Texas Tech University

Could the Dodd-Frank Act Put Rural Communities at Risk?

Elyssa Sanders

January 4, 2022

The implementation of Section 1071 of the Dodd-Frank Act could have disastrous consequences for small banks and the communities they serve.

Pitch

With a comment deadline of Thursday (Jan. 6) and final regulations due shortly thereafter, Section 1071 of the Dodd-Frank Act (DFA) is intended to “facilitate enforcement of fair lending laws and enable creditors to identify business and community development needs and opportunities of women-owned, minority-owned and small businesses.” However, this new regulation could potentially hurt the very people it's designed to help. The increased data collection and reporting demands will place undue burden on small banks, which make the largest percentage of small business loans and are integral to the functioning of rural communities.  

Mike Mauldin
Mike Mauldin

According to Mike Mauldin, director of the Excellence in Banking Program in the Jerry S. Rawls College of Business at Texas Tech University, the data collection and reporting stipulated by Section 1071 will have little impact on perceived discriminatory lending because those data points are already accessible to banking regulators.
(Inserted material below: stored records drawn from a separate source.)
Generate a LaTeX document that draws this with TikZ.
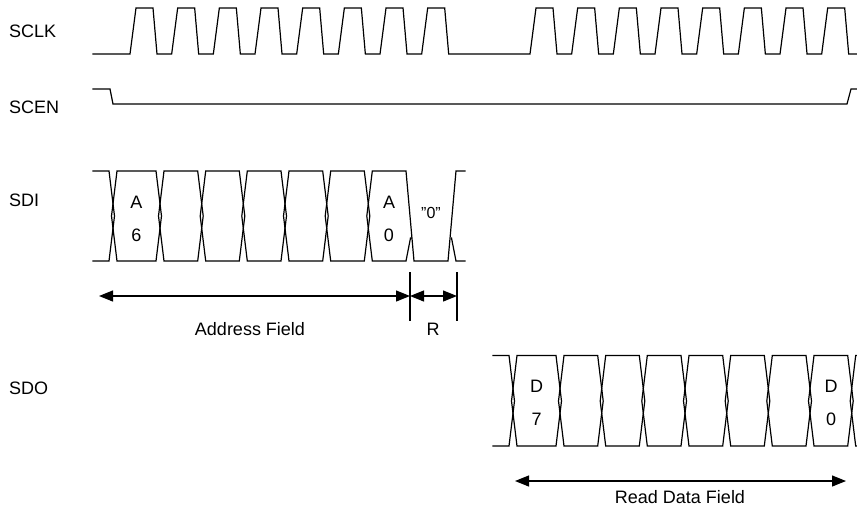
\documentclass[tikz,border=0pt]{standalone}
\usepackage{fontspec}
\setmainfont{Liberation Sans}
\usetikzlibrary{arrows.meta}
\tikzstyle{wave}     = [line width=1.2pt, line join=miter, line cap=rect]
\tikzstyle{signame}  = [anchor=west, inner sep=0pt, font=\fontsize{18}{20}\selectfont]
\tikzstyle{celltext} = [align=center, inner sep=0pt, font=\fontsize{18}{33}\selectfont]
\tikzstyle{fieldtxt} = [inner sep=0pt, font=\fontsize{18}{20}\selectfont]
\tikzstyle{dimarrow} = [{Stealth[length=14pt,width=11pt,inset=0pt]}-{Stealth[length=14pt,width=11pt,inset=0pt]}, line width=1.2pt]

\begin{document}
\begin{tikzpicture}[x=1pt, y=-1pt]
  \useasboundingbox (0,0) rectangle (857,512);

  % signal names
  \node (sclk) [signame] at (9,31)  {SCLK};
  \node (scen) [signame] at (9,107) {SCEN};
  \node (sdi)  [signame] at (9,200) {SDI};
  \node (sdo)  [signame] at (9,388) {SDO};

  % SCLK, two bursts of 8
  \draw [wave] (93,54)
    foreach \k in {0,...,7} { -- ({130+41.67*\k},54) -- ({136+41.67*\k},8) -- ({153+41.67*\k},8) -- ({157+41.67*\k},54) }
    -- (530,54)
    foreach \k in {0,...,7} { -- ({530+41.67*\k},54) -- ({536+41.67*\k},8) -- ({553+41.67*\k},8) -- ({557+41.67*\k},54) }
    -- (857,54);

  % SCEN
  \draw [wave] (93,89) -- (110,89) -- (113,104) -- (847,104) -- (851,89) -- (857,89);

  % SDI
  \draw [wave] (93,171) -- (109,171) -- (114.5,216) -- (109,261) -- (93,261);
  \foreach \a/\b in {113/160, 160/201.7, 201.7/243.3, 243.3/285, 285/326.7, 326.7/368.3}
    \draw [wave] (\a+4,171) -- (\b-4,171) -- (\b+1.5,216) -- (\b-4,261) -- (\a+4,261) -- (\a-1.5,216) -- cycle;
  \draw [wave] (410.5,238) -- (406,261) -- (372.3,261) -- (366.8,216) -- (372.3,171) -- (406,171) -- (414,261) -- (448,261) -- (456,171) -- (465,171);
  \draw [wave] (451.5,238) -- (456,261) -- (465,261);
  \node (a6)   [celltext] at (136.5,219) {A\\6};
  \node (a0)   [celltext] at (389,219)   {A\\0};
  \node (zero) [fieldtxt, font=\fontsize{16}{18}\selectfont] at (431,213) {”0”};

  % address / R field
  \coordinate (af-l) at (99,296);
  \coordinate (af-r) at (410,296);
  \coordinate (r-r)  at (457,296);
  \coordinate (r-lt) at (410,273);
  \coordinate (r-lb) at (410,320);
  \coordinate (r-rt) at (457,273);
  \coordinate (r-rb) at (457,320);
  \draw [wave] (r-lt) -- (r-lb);
  \draw [wave] (r-rt) -- (r-rb);
  \draw [dimarrow] (af-l) -- (af-r);
  \draw [dimarrow] (af-r) -- (r-r);
  \node (addrlbl) [fieldtxt] at (250,329) {Address Field};
  \node (rlbl)    [fieldtxt] at (433,329) {R};

  % SDO
  \draw [wave] (493,355.5) -- (509,355.5) -- (514.5,401) -- (509,446) -- (493,446);
  \foreach \a/\b in {513/560, 560/601.7, 601.7/643.3, 643.3/685, 685/726.7, 726.7/768.3, 768.3/810, 810/851.7}
    \draw [wave] (\a+4,355.5) -- (\b-4,355.5) -- (\b+1.5,401) -- (\b-4,446) -- (\a+4,446) -- (\a-1.5,401) -- cycle;
  \draw [wave] (857,355.5) -- (855.7,355.5) -- (850.2,401) -- (855.7,446) -- (857,446);
  \node (d7) [celltext] at (536.5,403) {D\\7};
  \node (d0) [celltext] at (831,403)   {D\\0};

  % read data field
  \coordinate (rd-l) at (515,481);
  \coordinate (rd-r) at (846,481);
  \draw [dimarrow] (rd-l) -- (rd-r);
  \node (readlbl) [fieldtxt] at (680,497) {Read Data Field};
\end{tikzpicture}
\end{document}
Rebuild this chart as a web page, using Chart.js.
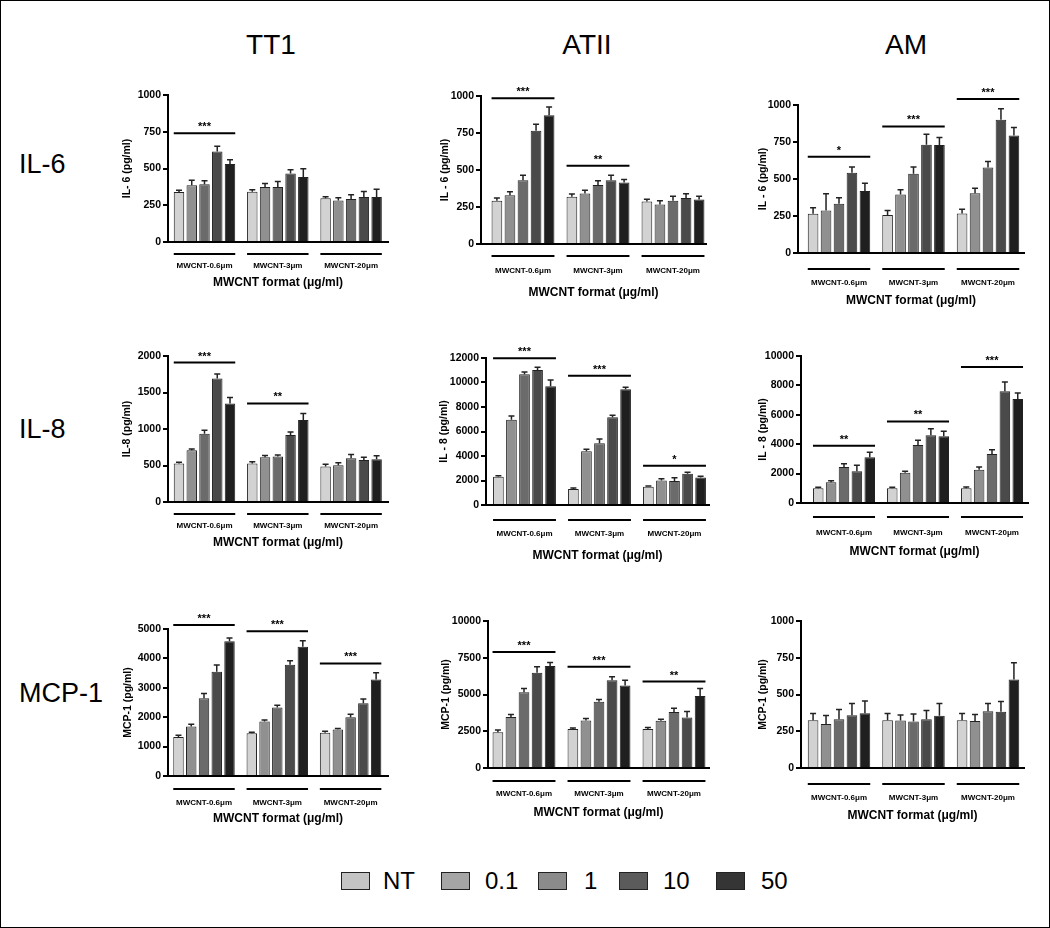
<!DOCTYPE html>
<html>
<head>
<meta charset="utf-8">
<script src="https://cdn.jsdelivr.net/npm/chart.js@4"></script>
<style>
  body { margin: 0; background: #fff; font-family: "Liberation Sans", Arial, sans-serif; }
  #frame { position: relative; width: 1050px; height: 928px; box-sizing: border-box; border: 1px solid #000; overflow: hidden; }
  canvas { position: absolute; }
  .col { position: absolute; top: 28px; font-size: 28px; transform: translateX(-50%); }
  .row { position: absolute; left: 18px; font-size: 27px; transform: translateY(-50%); }
  .leg { position: absolute; top: 871px; width: 27px; height: 16px; border: 1.5px solid #222; }
  .legt { position: absolute; top: 866px; font-size: 24px; }
</style>
</head>
<body>
<div id="frame">
  <div class="col" style="left:270px">TT1</div>
  <div class="col" style="left:586px">ATII</div>
  <div class="col" style="left:905px">AM</div>
  <div class="row" style="top:163px">IL-6</div>
  <div class="row" style="top:428px">IL-8</div>
  <div class="row" style="top:692px">MCP-1</div>
  <div id="legend"></div>
</div>
<script>
const groups = ['MWCNT-0.6\u03bcm', 'MWCNT-3\u03bcm', 'MWCNT-20\u03bcm'];
const doses = ['NT', '0.1', '1', '10', '50'];

// means [group][dose], errors are the upward SEM whiskers
const tt1Il6 = [[340, 386, 393, 616, 530], [341, 375, 375, 466, 443], [298, 282, 292, 306, 306]];
const tt1Il6Err = [[12, 34, 23, 36, 29], [14, 23, 36, 25, 55], [9, 19, 30, 38, 52]];
const tt1Il6Sig = [[0, 740, '***']];

const atiiIl6 = [[292, 330, 431, 766, 870], [319, 342, 398, 431, 416], [287, 267, 292, 310, 300]];
const atiiIl6Err = [[18, 23, 34, 43, 56], [18, 22, 29, 34, 20], [15, 25, 31, 30, 22]];
const atiiIl6Sig = [[0, 985, '***'], [1, 528, '**']];

const amIl6 = [[265, 287, 333, 543, 419], [256, 396, 536, 731, 729], [267, 403, 577, 900, 794]];
const amIl6Err = [[40, 113, 40, 38, 52], [31, 32, 45, 72, 51], [29, 34, 41, 75, 54]];
const amIl6Sig = [[0, 650, '*'], [1, 855, '***'], [2, 1040, '***']];

const tt1Il8 = [[527, 709, 936, 1691, 1350], [527, 614, 623, 918, 1123], [487, 505, 600, 575, 585]];
const tt1Il8Err = [[18, 18, 46, 64, 82], [23, 22, 22, 41, 91], [30, 32, 50, 38, 48]];
const tt1Il8Sig = [[0, 1910, '***'], [1, 1350, '**']];

const atiiIl8 = [[2313, 6966, 10667, 11020, 9687], [1306, 4381, 5034, 7156, 9442], [1500, 2000, 1950, 2550, 2250]];
const atiiIl8Err = [[82, 300, 190, 220, 520], [82, 163, 354, 164, 163], [60, 150, 280, 120, 100]];
const atiiIl8Sig = [[0, 11970, '***'], [1, 10560, '***'], [2, 3200, '*']];

const amIl8 = [[998, 1406, 2449, 2154, 3107], [998, 2063, 3946, 4603, 4535], [998, 2268, 3333, 7596, 7075]];
const amIl8Err = [[68, 113, 227, 408, 340], [68, 91, 317, 454, 340], [90, 181, 295, 635, 408]];
const amIl8Sig = [[0, 3900, '**'], [1, 5550, '**'], [2, 9250, '***']];

const tt1Mcp = [[1330, 1682, 2648, 3545, 4580], [1455, 1852, 2330, 3784, 4398], [1470, 1580, 1995, 2473, 3281]];
const tt1McpErr = [[56, 79, 159, 228, 113], [34, 57, 79, 136, 204], [50, 35, 105, 150, 235]];
const tt1McpSig = [[0, 5136, '***'], [1, 4920, '***'], [2, 3830, '***']];

const atiiMcp = [[2432, 3477, 5159, 6477, 6932], [2659, 3227, 4500, 5977, 5614], [2656, 3219, 3812, 3437, 4906]];
const atiiMcpErr = [[159, 159, 250, 409, 250], [68, 137, 159, 228, 363], [94, 93, 250, 407, 500]];
const atiiMcpSig = [[0, 7886, '***'], [1, 6886, '***'], [2, 5880, '**']];

const amMcp = [[325, 300, 332, 359, 373], [325, 323, 316, 332, 355], [325, 320, 386, 382, 602]];
const amMcpErr = [[45, 57, 66, 80, 82], [45, 38, 52, 59, 84], [45, 44, 53, 70, 114]];
const amMcpSig = [];

const yMax = [1000, 1000, 1000, 2000, 12000, 10000, 5000, 10000, 1000];
const yStep = [250, 250, 250, 500, 2000, 2000, 1000, 2500, 250];
const yTitles = ['IL- 6 (pg/ml)', 'IL - 6 (pg/ml)', 'IL - 6 (pg/ml)',
                 'IL-8 (pg/ml)', 'IL - 8 (pg/ml)', 'IL - 8 (pg/ml)',
                 'MCP-1 (pg/ml)', 'MCP-1 (pg/ml)', 'MCP-1 (pg/ml)'];
const xTitle = 'MWCNT format (\u03bcg/ml)';

const panelMeans = [tt1Il6, atiiIl6, amIl6, tt1Il8, atiiIl8, amIl8, tt1Mcp, atiiMcp, amMcp];
const panelErrs = [tt1Il6Err, atiiIl6Err, amIl6Err, tt1Il8Err, atiiIl8Err, amIl8Err, tt1McpErr, atiiMcpErr, amMcpErr];
const panelSigs = [tt1Il6Sig, atiiIl6Sig, amIl6Sig, tt1Il8Sig, atiiIl8Sig, amIl8Sig, tt1McpSig, atiiMcpSig, amMcpSig];

// plot-area geometry per panel (page pixels) + offsets below the x axis
const geo = [
  { left: 167, right: 387, top: 94, bottom: 241, g0: 203.5, pitch: 73.3, ul: 12, lbl: 24, ttl: 41, ytx: 126 },
  { left: 480, right: 705, top: 95, bottom: 243, g0: 522, pitch: 75, ul: 12, lbl: 27, ttl: 49, ytx: 444 },
  { left: 797, right: 1023, top: 104, bottom: 252, g0: 838, pitch: 74.5, ul: 16, lbl: 30, ttl: 48, ytx: 762 },
  { left: 167, right: 387, top: 355, bottom: 501, g0: 203.5, pitch: 73.3, ul: 12, lbl: 24, ttl: 41, ytx: 126 },
  { left: 485, right: 708, top: 357, bottom: 504, g0: 523.5, pitch: 75, ul: 15, lbl: 29, ttl: 51, ytx: 443 },
  { left: 800, right: 1027, top: 355, bottom: 502, g0: 843, pitch: 74, ul: 14, lbl: 30, ttl: 49, ytx: 762 },
  { left: 167, right: 387, top: 628, bottom: 775, g0: 203, pitch: 73.3, ul: 13, lbl: 27, ttl: 43, ytx: 127 },
  { left: 487, right: 708, top: 620, bottom: 767, g0: 523, pitch: 75, ul: 13, lbl: 26, ttl: 45, ytx: 445 },
  { left: 800, right: 1023, top: 620, bottom: 767, g0: 838, pitch: 74.5, ul: 16, lbl: 30, ttl: 48, ytx: 762 },
];

const barColors = ['#d2d2d2', '#909090', '#6b6b6b', '#4a4a4a', '#1f1f1f'];
const legendColors = ['#c4c4c4', '#a5a5a5', '#8b8b8b', '#5b5b5b', '#353535'];
const FONT = '"Liberation Sans", Arial, sans-serif';
const PAD_L = 70, PAD_T = 34, PAD_R = 8, PAD_B = 60;

// whiskers (up only, GraphPad style)
const errorBars = {
  id: 'errorBars',
  afterDatasetsDraw(chart, args, opts) {
    const ctx = chart.ctx, y = chart.scales.y;
    ctx.save();
    ctx.strokeStyle = '#222';
    ctx.lineWidth = 1.5;
    chart.data.datasets.forEach((ds, i) => {
      chart.getDatasetMeta(i).data.forEach((bar, g) => {
        const top = y.getPixelForValue(ds.data[g].y + opts.errs[g][i]);
        ctx.beginPath();
        ctx.moveTo(bar.x, bar.y);
        ctx.lineTo(bar.x, top);
        ctx.moveTo(bar.x - 3, top);
        ctx.lineTo(bar.x + 3, top);
        ctx.stroke();
      });
    });
    ctx.restore();
  }
};

// significance bars, group underlines and group names
const groupMarks = {
  id: 'groupMarks',
  afterDraw(chart, args, opts) {
    const ctx = chart.ctx, y = chart.scales.y, area = chart.chartArea;
    const first = chart.getDatasetMeta(0).data;
    const last = chart.getDatasetMeta(doses.length - 1).data;
    const span = g => [first[g].x - first[g].width / 2, last[g].x + last[g].width / 2];
    ctx.save();
    ctx.strokeStyle = '#000';
    ctx.fillStyle = '#000';
    ctx.lineWidth = 2;
    ctx.textAlign = 'center';
    groups.forEach((name, g) => {
      const [a, b] = span(g);
      const uy = area.bottom + opts.ul;
      ctx.beginPath();
      ctx.moveTo(a, uy);
      ctx.lineTo(b, uy);
      ctx.stroke();
      ctx.font = 'bold 8px ' + FONT;
      ctx.textBaseline = 'middle';
      ctx.fillText(name, (a + b) / 2, area.bottom + opts.lbl);
    });
    opts.sig.forEach(([g, level, stars]) => {
      const [a, b] = span(g);
      const ly = y.getPixelForValue(level);
      ctx.beginPath();
      ctx.moveTo(a, ly);
      ctx.lineTo(b, ly);
      ctx.stroke();
      ctx.font = 'bold 11px ' + FONT;
      ctx.textBaseline = 'alphabetic';
      ctx.fillText(stars, (a + b) / 2, ly - 3);
    });
    ctx.restore();
  }
};

const frame = document.getElementById('frame');

panelMeans.forEach((means, p) => {
  const g = geo[p];
  const canvas = document.createElement('canvas');
  const w = g.right - g.left + PAD_L + PAD_R;
  const h = g.bottom - g.top + PAD_T + PAD_B;
  canvas.width = w;
  canvas.height = h;
  canvas.style.left = (g.left - PAD_L) + 'px';
  canvas.style.top = (g.top - PAD_T) + 'px';
  frame.appendChild(canvas);

  const xMin = -(g.g0 - g.left) / g.pitch;
  const xMax = xMin + (g.right - g.left) / g.pitch;

  const datasets = doses.map((d, i) => ({
    label: d,
    data: groups.map((name, k) => ({ x: k, y: means[k][i] })),
    backgroundColor: barColors[i],
    borderColor: '#222',
    borderWidth: 1,
    categoryPercentage: 0.87,
    barPercentage: 0.82,
  }));

  new Chart(canvas.getContext('2d'), {
    type: 'bar',
    data: { datasets },
    plugins: [errorBars, groupMarks],
    options: {
      responsive: false,
      animation: false,
      devicePixelRatio: 1,
      layout: { padding: { left: 0, top: PAD_T, right: PAD_R, bottom: 0 } },
      plugins: {
        legend: { display: false },
        tooltip: { enabled: false },
        errorBars: { errs: panelErrs[p] },
        groupMarks: { sig: panelSigs[p], ul: g.ul, lbl: g.lbl },
      },
      scales: {
        x: {
          type: 'linear',
          offset: false,
          min: xMin,
          max: xMax,
          afterBuildTicks: s => { s.ticks = groups.map((n, k) => ({ value: k })); },
          afterFit: s => { s.height = PAD_B; },
          ticks: { display: false },
          grid: { display: false, offset: false },
          border: { color: '#000', width: 2 },
          title: {
            display: true,
            text: xTitle,
            color: '#000',
            font: { family: FONT, size: 12, weight: 'bold', lineHeight: 1.2 },
            padding: { top: 0, bottom: PAD_B - g.ttl - 7.2 },
          },
        },
        y: {
          min: 0,
          max: yMax[p],
          afterFit: s => { s.width = PAD_L; },
          ticks: {
            stepSize: yStep[p],
            color: '#000',
            padding: 2,
            font: { family: FONT, size: 10.5, weight: 'bold' },
            callback: v => String(v),
          },
          grid: { drawOnChartArea: false, drawTicks: true, tickLength: 5, lineWidth: 2, color: '#000' },
          border: { color: '#000', width: 2 },
          title: {
            display: true,
            text: yTitles[p],
            color: '#000',
            font: { family: FONT, size: 10.5, weight: 'bold', lineHeight: 1.2 },
            padding: { top: g.ytx - (g.left - PAD_L) - 6.3, bottom: 0 },
          },
        },
      },
    },
  });
});

// legend
const legX = [340, 440, 537, 618, 715];
const legTextX = [382, 484, 583, 662, 760];
const legend = document.getElementById('legend');
doses.forEach((d, i) => {
  const box = document.createElement('div');
  box.className = 'leg';
  box.style.left = legX[i] + 'px';
  box.style.background = legendColors[i];
  legend.appendChild(box);
  const t = document.createElement('div');
  t.className = 'legt';
  t.style.left = legTextX[i] + 'px';
  t.textContent = d;
  legend.appendChild(t);
});
</script>
</body>
</html>
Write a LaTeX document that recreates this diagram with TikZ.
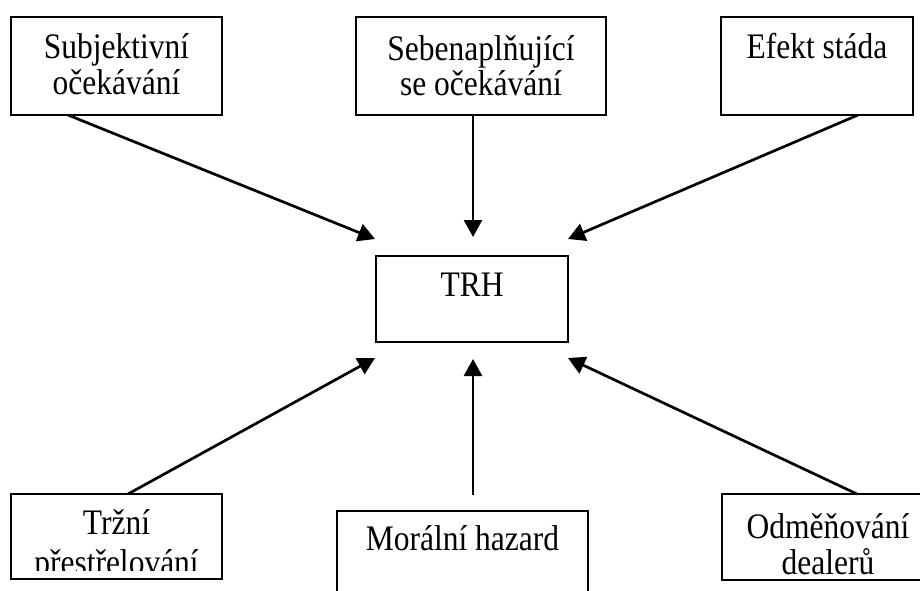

Furthermore, without knowing borrowers' complete financial circumstances, it is impossible to determine whether lending discrimination has taken place, Mauldin said.

Additionally, because Section 1071 stipulates that “the data shall be made available to any member of the public upon request,” Mauldin predicts that community banks will be targeted by costly and time-consuming frivolous lawsuits and the disclosures could infringe on customer privacy and expose customers to fraud.

Expert

Mike Mauldin, director of Texas Tech University's Excellence in Banking Program, (806) 834-8851 or mike.mauldin@ttu.edu

Talking points

  • While big banks largely rely on transactional lending, small regional banks practice relationship-driven lending within their communities, building mutual trust and granting financial opportunities to customers who might be disqualified on the basis of credit score alone. Small banks grant the majority of small business loans and thus power the engine of rural America.
  • DFA Section 1071 will disproportionately burden community banks, which lack the resources and the staff to comply with these new data collection and reporting requirements, disincentivizing small banks from granting loans and increasing the cost of the loans they make.
  • While DFA Section 1071 aims to create more opportunities for minority-owned and small businesses, it will have the opposite effect by crippling the banks most willing to extend those opportunities.
  • DFA Section 1071 takes an ineffective one-size-fits-all approach to a heterogenous industry. Establishing a threshold, such as $100 billion in assets, for the implementation of the proposed regulation would help preserve the community-centered relationship lending that gives small businesses a fighting chance.

Quotes

  • “DFA Section 1071 will ultimately be detrimental to what legislators are trying to accomplish. If you want to address community needs and development, you should do something, like curtailing compliance costs, to slow mergers and acquisitions of small banks and afford those banks more opportunities to lend.”
  • “Diversity, equity and inclusion (DEI) are very important. Bankers in local communities get business by making themselves accessible to the entire population and building relationships with each and every customer. But DFA Section 1071 will have the opposite effect of promoting DEI. We applaud the intent, but based on the research, it's the wrong methodology.”
  • “This bleeding has to stop or we're not going to have any locally-focused lenders left in rural America.” 

More Resources

Mauldin co-authored the article, “A Comment on Implementing Section 1071 of the Dodd-Frank Act,” with Drew Winters, a professor of finance in the Jerry S. Rawls College of Business, and Texas Tech graduate student Bailey Allen. The article was published in Bankers Digest last month.